_EXERCISE PROMPT_
Exactly repeat the material, dropping only the pictures.

_DATA PROVIDED_

_ _ _

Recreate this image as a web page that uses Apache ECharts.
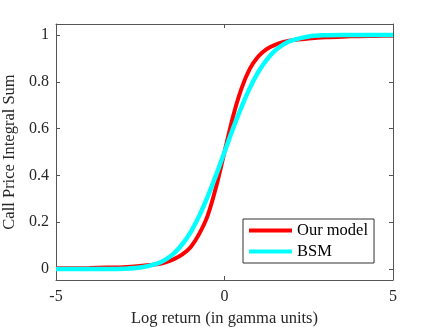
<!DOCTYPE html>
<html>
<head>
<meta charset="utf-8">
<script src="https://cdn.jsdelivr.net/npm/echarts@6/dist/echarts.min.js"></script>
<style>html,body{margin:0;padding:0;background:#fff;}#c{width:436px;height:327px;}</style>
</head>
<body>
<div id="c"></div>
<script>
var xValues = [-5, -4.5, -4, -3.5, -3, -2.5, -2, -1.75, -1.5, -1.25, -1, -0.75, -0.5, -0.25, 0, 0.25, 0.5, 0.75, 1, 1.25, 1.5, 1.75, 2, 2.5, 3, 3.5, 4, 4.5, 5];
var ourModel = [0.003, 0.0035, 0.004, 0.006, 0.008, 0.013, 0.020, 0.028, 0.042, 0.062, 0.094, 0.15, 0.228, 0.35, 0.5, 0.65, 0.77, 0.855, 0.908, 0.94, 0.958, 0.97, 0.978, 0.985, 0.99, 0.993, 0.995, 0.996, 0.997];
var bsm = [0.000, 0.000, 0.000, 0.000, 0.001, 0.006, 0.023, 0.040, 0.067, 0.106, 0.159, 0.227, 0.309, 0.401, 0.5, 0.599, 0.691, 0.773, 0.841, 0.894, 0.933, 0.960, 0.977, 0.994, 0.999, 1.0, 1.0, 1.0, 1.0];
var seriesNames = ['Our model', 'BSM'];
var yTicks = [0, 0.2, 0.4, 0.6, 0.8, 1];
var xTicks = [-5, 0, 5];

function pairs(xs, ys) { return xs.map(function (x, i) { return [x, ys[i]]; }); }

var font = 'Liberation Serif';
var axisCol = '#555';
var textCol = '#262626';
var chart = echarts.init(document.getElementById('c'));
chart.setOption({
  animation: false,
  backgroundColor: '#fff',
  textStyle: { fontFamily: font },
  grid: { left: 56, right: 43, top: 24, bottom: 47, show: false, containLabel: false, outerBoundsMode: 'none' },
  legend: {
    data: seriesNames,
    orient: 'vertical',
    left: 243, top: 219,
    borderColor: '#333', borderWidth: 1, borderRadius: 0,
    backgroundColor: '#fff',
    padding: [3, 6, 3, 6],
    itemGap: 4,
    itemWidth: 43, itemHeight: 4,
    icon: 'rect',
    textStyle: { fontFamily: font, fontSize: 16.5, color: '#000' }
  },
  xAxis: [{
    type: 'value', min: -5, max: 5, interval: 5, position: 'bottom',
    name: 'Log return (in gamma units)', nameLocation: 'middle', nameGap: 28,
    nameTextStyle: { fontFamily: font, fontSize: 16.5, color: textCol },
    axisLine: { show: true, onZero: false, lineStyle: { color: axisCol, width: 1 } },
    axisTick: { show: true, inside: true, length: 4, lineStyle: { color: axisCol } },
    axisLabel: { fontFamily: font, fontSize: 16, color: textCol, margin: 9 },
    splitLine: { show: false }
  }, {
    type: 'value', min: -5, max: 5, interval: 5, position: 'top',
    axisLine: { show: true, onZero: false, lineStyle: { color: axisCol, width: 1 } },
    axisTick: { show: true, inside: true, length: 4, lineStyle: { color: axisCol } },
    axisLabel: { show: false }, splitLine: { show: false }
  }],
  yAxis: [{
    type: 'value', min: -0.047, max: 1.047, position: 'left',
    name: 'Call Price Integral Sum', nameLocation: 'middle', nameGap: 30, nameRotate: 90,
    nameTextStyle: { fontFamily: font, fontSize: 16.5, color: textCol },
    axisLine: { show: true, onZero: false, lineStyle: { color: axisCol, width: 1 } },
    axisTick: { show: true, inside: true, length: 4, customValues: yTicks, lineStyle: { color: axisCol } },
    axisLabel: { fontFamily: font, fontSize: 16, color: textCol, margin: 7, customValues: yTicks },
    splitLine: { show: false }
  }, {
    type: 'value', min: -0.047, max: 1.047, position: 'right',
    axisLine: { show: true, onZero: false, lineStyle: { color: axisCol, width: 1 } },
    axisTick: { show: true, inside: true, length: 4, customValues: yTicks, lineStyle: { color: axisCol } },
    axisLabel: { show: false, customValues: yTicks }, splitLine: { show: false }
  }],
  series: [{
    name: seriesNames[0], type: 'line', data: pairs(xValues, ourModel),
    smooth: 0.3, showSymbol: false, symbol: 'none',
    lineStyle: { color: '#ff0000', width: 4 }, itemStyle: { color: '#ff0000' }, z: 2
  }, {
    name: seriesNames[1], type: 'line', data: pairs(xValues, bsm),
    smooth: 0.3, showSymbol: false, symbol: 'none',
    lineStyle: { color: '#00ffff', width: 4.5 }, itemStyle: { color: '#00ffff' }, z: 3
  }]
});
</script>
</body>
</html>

_ _ _

_EXERCISE RESULT_
Recreate this image as a web page that uses Apache ECharts.
<!DOCTYPE html>
<html>
<head>
<meta charset="utf-8">
<script src="https://cdn.jsdelivr.net/npm/echarts@6/dist/echarts.min.js"></script>
<style>html,body{margin:0;padding:0;background:#fff;}#c{width:436px;height:327px;}</style>
</head>
<body>
<div id="c"></div>
<script>
var xValues = [-5, -4.5, -4, -3.5, -3, -2.5, -2, -1.75, -1.5, -1.25, -1, -0.75, -0.5, -0.25, 0, 0.25, 0.5, 0.75, 1, 1.25, 1.5, 1.75, 2, 2.5, 3, 3.5, 4, 4.5, 5];
var ourModel = [0.003, 0.0035, 0.004, 0.006, 0.008, 0.013, 0.020, 0.028, 0.042, 0.062, 0.094, 0.15, 0.228, 0.35, 0.5, 0.65, 0.77, 0.855, 0.908, 0.94, 0.958, 0.97, 0.978, 0.985, 0.99, 0.993, 0.995, 0.996, 0.997];
var bsm = [0.000, 0.000, 0.000, 0.000, 0.001, 0.006, 0.023, 0.040, 0.067, 0.106, 0.159, 0.227, 0.309, 0.401, 0.5, 0.599, 0.691, 0.773, 0.841, 0.894, 0.933, 0.960, 0.977, 0.994, 0.999, 1.0, 1.0, 1.0, 1.0];
var seriesNames = ['Our model', 'BSM'];
var yTicks = [0, 0.2, 0.4, 0.6, 0.8, 1];
var xTicks = [-5, 0, 5];

function pairs(xs, ys) { return xs.map(function (x, i) { return [x, ys[i]]; }); }

var font = 'Liberation Serif';
var axisCol = '#555';
var textCol = '#262626';
var chart = echarts.init(document.getElementById('c'));
chart.setOption({
  animation: false,
  backgroundColor: '#fff',
  textStyle: { fontFamily: font },
  grid: { left: 56, right: 43, top: 24, bottom: 47, show: false, containLabel: false, outerBoundsMode: 'none' },
  legend: {
    data: seriesNames,
    orient: 'vertical',
    left: 243, top: 219,
    borderColor: '#333', borderWidth: 1, borderRadius: 0,
    backgroundColor: '#fff',
    padding: [3, 6, 3, 6],
    itemGap: 4,
    itemWidth: 43, itemHeight: 4,
    icon: 'rect',
    textStyle: { fontFamily: font, fontSize: 16.5, color: '#000' }
  },
  xAxis: [{
    type: 'value', min: -5, max: 5, interval: 5, position: 'bottom',
    name: 'Log return (in gamma units)', nameLocation: 'middle', nameGap: 28,
    nameTextStyle: { fontFamily: font, fontSize: 16.5, color: textCol },
    axisLine: { show: true, onZero: false, lineStyle: { color: axisCol, width: 1 } },
    axisTick: { show: true, inside: true, length: 4, lineStyle: { color: axisCol } },
    axisLabel: { fontFamily: font, fontSize: 16, color: textCol, margin: 9 },
    splitLine: { show: false }
  }, {
    type: 'value', min: -5, max: 5, interval: 5, position: 'top',
    axisLine: { show: true, onZero: false, lineStyle: { color: axisCol, width: 1 } },
    axisTick: { show: true, inside: true, length: 4, lineStyle: { color: axisCol } },
    axisLabel: { show: false }, splitLine: { show: false }
  }],
  yAxis: [{
    type: 'value', min: -0.047, max: 1.047, position: 'left',
    name: 'Call Price Integral Sum', nameLocation: 'middle', nameGap: 30, nameRotate: 90,
    nameTextStyle: { fontFamily: font, fontSize: 16.5, color: textCol },
    axisLine: { show: true, onZero: false, lineStyle: { color: axisCol, width: 1 } },
    axisTick: { show: true, inside: true, length: 4, customValues: yTicks, lineStyle: { color: axisCol } },
    axisLabel: { fontFamily: font, fontSize: 16, color: textCol, margin: 7, customValues: yTicks },
    splitLine: { show: false }
  }, {
    type: 'value', min: -0.047, max: 1.047, position: 'right',
    axisLine: { show: true, onZero: false, lineStyle: { color: axisCol, width: 1 } },
    axisTick: { show: true, inside: true, length: 4, customValues: yTicks, lineStyle: { color: axisCol } },
    axisLabel: { show: false, customValues: yTicks }, splitLine: { show: false }
  }],
  series: [{
    name: seriesNames[0], type: 'line', data: pairs(xValues, ourModel),
    smooth: 0.3, showSymbol: false, symbol: 'none',
    lineStyle: { color: '#ff0000', width: 4 }, itemStyle: { color: '#ff0000' }, z: 2
  }, {
    name: seriesNames[1], type: 'line', data: pairs(xValues, bsm),
    smooth: 0.3, showSymbol: false, symbol: 'none',
    lineStyle: { color: '#00ffff', width: 4.5 }, itemStyle: { color: '#00ffff' }, z: 3
  }]
});
</script>
</body>
</html>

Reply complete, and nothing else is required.